▶ [Dataset section]:
----------------------------------------

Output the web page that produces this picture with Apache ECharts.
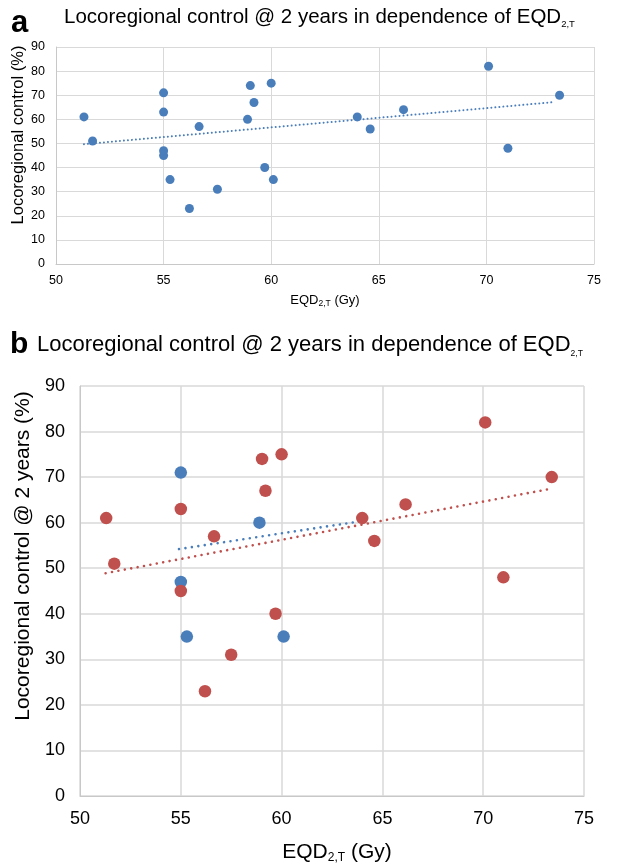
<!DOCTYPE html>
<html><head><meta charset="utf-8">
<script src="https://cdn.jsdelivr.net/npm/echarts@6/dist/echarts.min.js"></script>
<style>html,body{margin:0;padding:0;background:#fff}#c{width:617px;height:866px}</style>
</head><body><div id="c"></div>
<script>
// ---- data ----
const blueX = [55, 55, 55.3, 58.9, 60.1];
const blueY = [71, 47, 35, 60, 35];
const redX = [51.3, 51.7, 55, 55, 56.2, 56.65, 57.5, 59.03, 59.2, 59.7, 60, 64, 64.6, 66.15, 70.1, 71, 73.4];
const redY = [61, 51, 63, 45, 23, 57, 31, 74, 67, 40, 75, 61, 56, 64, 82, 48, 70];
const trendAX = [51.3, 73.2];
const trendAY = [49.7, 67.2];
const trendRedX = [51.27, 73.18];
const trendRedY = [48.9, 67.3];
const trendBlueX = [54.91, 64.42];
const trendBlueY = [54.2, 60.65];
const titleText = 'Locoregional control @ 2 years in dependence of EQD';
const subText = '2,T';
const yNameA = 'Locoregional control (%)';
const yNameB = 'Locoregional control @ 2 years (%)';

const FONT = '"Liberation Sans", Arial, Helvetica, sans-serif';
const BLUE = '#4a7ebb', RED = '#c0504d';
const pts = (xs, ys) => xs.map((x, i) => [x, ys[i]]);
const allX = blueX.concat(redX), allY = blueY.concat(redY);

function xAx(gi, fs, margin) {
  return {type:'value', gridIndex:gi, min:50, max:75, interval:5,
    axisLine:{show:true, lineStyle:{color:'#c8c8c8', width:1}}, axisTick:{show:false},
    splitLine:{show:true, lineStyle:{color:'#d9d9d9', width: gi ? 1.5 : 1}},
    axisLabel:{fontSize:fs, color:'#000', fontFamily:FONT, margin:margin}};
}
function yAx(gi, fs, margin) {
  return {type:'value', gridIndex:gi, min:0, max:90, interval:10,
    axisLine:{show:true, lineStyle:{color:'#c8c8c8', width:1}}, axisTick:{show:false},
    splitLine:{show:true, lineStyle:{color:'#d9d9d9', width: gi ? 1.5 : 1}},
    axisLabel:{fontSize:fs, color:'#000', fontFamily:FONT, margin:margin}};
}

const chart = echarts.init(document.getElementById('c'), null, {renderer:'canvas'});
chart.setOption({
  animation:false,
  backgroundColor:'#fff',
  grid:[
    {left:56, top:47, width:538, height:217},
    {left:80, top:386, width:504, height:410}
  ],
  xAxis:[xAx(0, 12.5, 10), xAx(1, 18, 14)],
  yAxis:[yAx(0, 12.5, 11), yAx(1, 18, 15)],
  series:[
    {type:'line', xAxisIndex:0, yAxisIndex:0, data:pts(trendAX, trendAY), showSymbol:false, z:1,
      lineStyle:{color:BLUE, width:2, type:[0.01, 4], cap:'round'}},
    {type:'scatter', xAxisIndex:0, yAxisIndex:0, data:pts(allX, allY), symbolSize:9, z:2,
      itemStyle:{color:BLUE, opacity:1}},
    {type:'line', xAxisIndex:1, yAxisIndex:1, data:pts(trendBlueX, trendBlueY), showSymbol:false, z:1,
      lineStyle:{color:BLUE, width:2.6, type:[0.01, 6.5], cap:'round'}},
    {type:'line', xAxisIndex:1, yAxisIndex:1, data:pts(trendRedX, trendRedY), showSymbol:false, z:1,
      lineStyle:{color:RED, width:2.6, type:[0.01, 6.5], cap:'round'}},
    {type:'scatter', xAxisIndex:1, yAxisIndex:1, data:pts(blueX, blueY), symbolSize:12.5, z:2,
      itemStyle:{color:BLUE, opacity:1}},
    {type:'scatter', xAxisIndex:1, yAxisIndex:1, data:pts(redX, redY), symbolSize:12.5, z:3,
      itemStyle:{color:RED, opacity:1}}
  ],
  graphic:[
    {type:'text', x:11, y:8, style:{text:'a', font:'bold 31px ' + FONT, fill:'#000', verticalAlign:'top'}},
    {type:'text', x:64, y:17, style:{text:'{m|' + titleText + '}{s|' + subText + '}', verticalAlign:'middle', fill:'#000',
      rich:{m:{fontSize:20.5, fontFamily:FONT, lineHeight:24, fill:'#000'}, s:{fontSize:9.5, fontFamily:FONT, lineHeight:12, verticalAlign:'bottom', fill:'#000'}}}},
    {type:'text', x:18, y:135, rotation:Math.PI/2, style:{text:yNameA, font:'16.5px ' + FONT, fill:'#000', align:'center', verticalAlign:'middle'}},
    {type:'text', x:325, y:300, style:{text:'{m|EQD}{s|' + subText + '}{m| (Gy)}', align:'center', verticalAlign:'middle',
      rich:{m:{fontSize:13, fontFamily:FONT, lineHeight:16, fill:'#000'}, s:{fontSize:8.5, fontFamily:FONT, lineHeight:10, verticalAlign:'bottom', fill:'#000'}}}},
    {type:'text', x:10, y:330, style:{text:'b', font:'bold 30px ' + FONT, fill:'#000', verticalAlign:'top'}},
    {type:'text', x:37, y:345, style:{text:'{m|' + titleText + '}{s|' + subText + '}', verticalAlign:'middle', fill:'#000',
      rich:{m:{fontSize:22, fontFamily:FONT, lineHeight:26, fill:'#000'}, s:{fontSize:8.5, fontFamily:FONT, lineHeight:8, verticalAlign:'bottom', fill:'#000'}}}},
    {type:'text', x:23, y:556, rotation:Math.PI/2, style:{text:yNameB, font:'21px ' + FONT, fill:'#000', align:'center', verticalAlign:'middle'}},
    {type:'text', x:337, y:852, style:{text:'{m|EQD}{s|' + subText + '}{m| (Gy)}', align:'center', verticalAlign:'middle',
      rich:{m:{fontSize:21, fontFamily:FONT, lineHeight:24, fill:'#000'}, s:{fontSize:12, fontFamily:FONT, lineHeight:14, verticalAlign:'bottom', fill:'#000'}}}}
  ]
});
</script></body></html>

----------------------------------------

Repeat the data exactly in full, omitting its pictures.

▶ [Result for this exercise]:
Output the web page that produces this picture with Apache ECharts.
<!DOCTYPE html>
<html><head><meta charset="utf-8">
<script src="https://cdn.jsdelivr.net/npm/echarts@6/dist/echarts.min.js"></script>
<style>html,body{margin:0;padding:0;background:#fff}#c{width:617px;height:866px}</style>
</head><body><div id="c"></div>
<script>
// ---- data ----
const blueX = [55, 55, 55.3, 58.9, 60.1];
const blueY = [71, 47, 35, 60, 35];
const redX = [51.3, 51.7, 55, 55, 56.2, 56.65, 57.5, 59.03, 59.2, 59.7, 60, 64, 64.6, 66.15, 70.1, 71, 73.4];
const redY = [61, 51, 63, 45, 23, 57, 31, 74, 67, 40, 75, 61, 56, 64, 82, 48, 70];
const trendAX = [51.3, 73.2];
const trendAY = [49.7, 67.2];
const trendRedX = [51.27, 73.18];
const trendRedY = [48.9, 67.3];
const trendBlueX = [54.91, 64.42];
const trendBlueY = [54.2, 60.65];
const titleText = 'Locoregional control @ 2 years in dependence of EQD';
const subText = '2,T';
const yNameA = 'Locoregional control (%)';
const yNameB = 'Locoregional control @ 2 years (%)';

const FONT = '"Liberation Sans", Arial, Helvetica, sans-serif';
const BLUE = '#4a7ebb', RED = '#c0504d';
const pts = (xs, ys) => xs.map((x, i) => [x, ys[i]]);
const allX = blueX.concat(redX), allY = blueY.concat(redY);

function xAx(gi, fs, margin) {
  return {type:'value', gridIndex:gi, min:50, max:75, interval:5,
    axisLine:{show:true, lineStyle:{color:'#c8c8c8', width:1}}, axisTick:{show:false},
    splitLine:{show:true, lineStyle:{color:'#d9d9d9', width: gi ? 1.5 : 1}},
    axisLabel:{fontSize:fs, color:'#000', fontFamily:FONT, margin:margin}};
}
function yAx(gi, fs, margin) {
  return {type:'value', gridIndex:gi, min:0, max:90, interval:10,
    axisLine:{show:true, lineStyle:{color:'#c8c8c8', width:1}}, axisTick:{show:false},
    splitLine:{show:true, lineStyle:{color:'#d9d9d9', width: gi ? 1.5 : 1}},
    axisLabel:{fontSize:fs, color:'#000', fontFamily:FONT, margin:margin}};
}

const chart = echarts.init(document.getElementById('c'), null, {renderer:'canvas'});
chart.setOption({
  animation:false,
  backgroundColor:'#fff',
  grid:[
    {left:56, top:47, width:538, height:217},
    {left:80, top:386, width:504, height:410}
  ],
  xAxis:[xAx(0, 12.5, 10), xAx(1, 18, 14)],
  yAxis:[yAx(0, 12.5, 11), yAx(1, 18, 15)],
  series:[
    {type:'line', xAxisIndex:0, yAxisIndex:0, data:pts(trendAX, trendAY), showSymbol:false, z:1,
      lineStyle:{color:BLUE, width:2, type:[0.01, 4], cap:'round'}},
    {type:'scatter', xAxisIndex:0, yAxisIndex:0, data:pts(allX, allY), symbolSize:9, z:2,
      itemStyle:{color:BLUE, opacity:1}},
    {type:'line', xAxisIndex:1, yAxisIndex:1, data:pts(trendBlueX, trendBlueY), showSymbol:false, z:1,
      lineStyle:{color:BLUE, width:2.6, type:[0.01, 6.5], cap:'round'}},
    {type:'line', xAxisIndex:1, yAxisIndex:1, data:pts(trendRedX, trendRedY), showSymbol:false, z:1,
      lineStyle:{color:RED, width:2.6, type:[0.01, 6.5], cap:'round'}},
    {type:'scatter', xAxisIndex:1, yAxisIndex:1, data:pts(blueX, blueY), symbolSize:12.5, z:2,
      itemStyle:{color:BLUE, opacity:1}},
    {type:'scatter', xAxisIndex:1, yAxisIndex:1, data:pts(redX, redY), symbolSize:12.5, z:3,
      itemStyle:{color:RED, opacity:1}}
  ],
  graphic:[
    {type:'text', x:11, y:8, style:{text:'a', font:'bold 31px ' + FONT, fill:'#000', verticalAlign:'top'}},
    {type:'text', x:64, y:17, style:{text:'{m|' + titleText + '}{s|' + subText + '}', verticalAlign:'middle', fill:'#000',
      rich:{m:{fontSize:20.5, fontFamily:FONT, lineHeight:24, fill:'#000'}, s:{fontSize:9.5, fontFamily:FONT, lineHeight:12, verticalAlign:'bottom', fill:'#000'}}}},
    {type:'text', x:18, y:135, rotation:Math.PI/2, style:{text:yNameA, font:'16.5px ' + FONT, fill:'#000', align:'center', verticalAlign:'middle'}},
    {type:'text', x:325, y:300, style:{text:'{m|EQD}{s|' + subText + '}{m| (Gy)}', align:'center', verticalAlign:'middle',
      rich:{m:{fontSize:13, fontFamily:FONT, lineHeight:16, fill:'#000'}, s:{fontSize:8.5, fontFamily:FONT, lineHeight:10, verticalAlign:'bottom', fill:'#000'}}}},
    {type:'text', x:10, y:330, style:{text:'b', font:'bold 30px ' + FONT, fill:'#000', verticalAlign:'top'}},
    {type:'text', x:37, y:345, style:{text:'{m|' + titleText + '}{s|' + subText + '}', verticalAlign:'middle', fill:'#000',
      rich:{m:{fontSize:22, fontFamily:FONT, lineHeight:26, fill:'#000'}, s:{fontSize:8.5, fontFamily:FONT, lineHeight:8, verticalAlign:'bottom', fill:'#000'}}}},
    {type:'text', x:23, y:556, rotation:Math.PI/2, style:{text:yNameB, font:'21px ' + FONT, fill:'#000', align:'center', verticalAlign:'middle'}},
    {type:'text', x:337, y:852, style:{text:'{m|EQD}{s|' + subText + '}{m| (Gy)}', align:'center', verticalAlign:'middle',
      rich:{m:{fontSize:21, fontFamily:FONT, lineHeight:24, fill:'#000'}, s:{fontSize:12, fontFamily:FONT, lineHeight:14, verticalAlign:'bottom', fill:'#000'}}}}
  ]
});
</script></body></html>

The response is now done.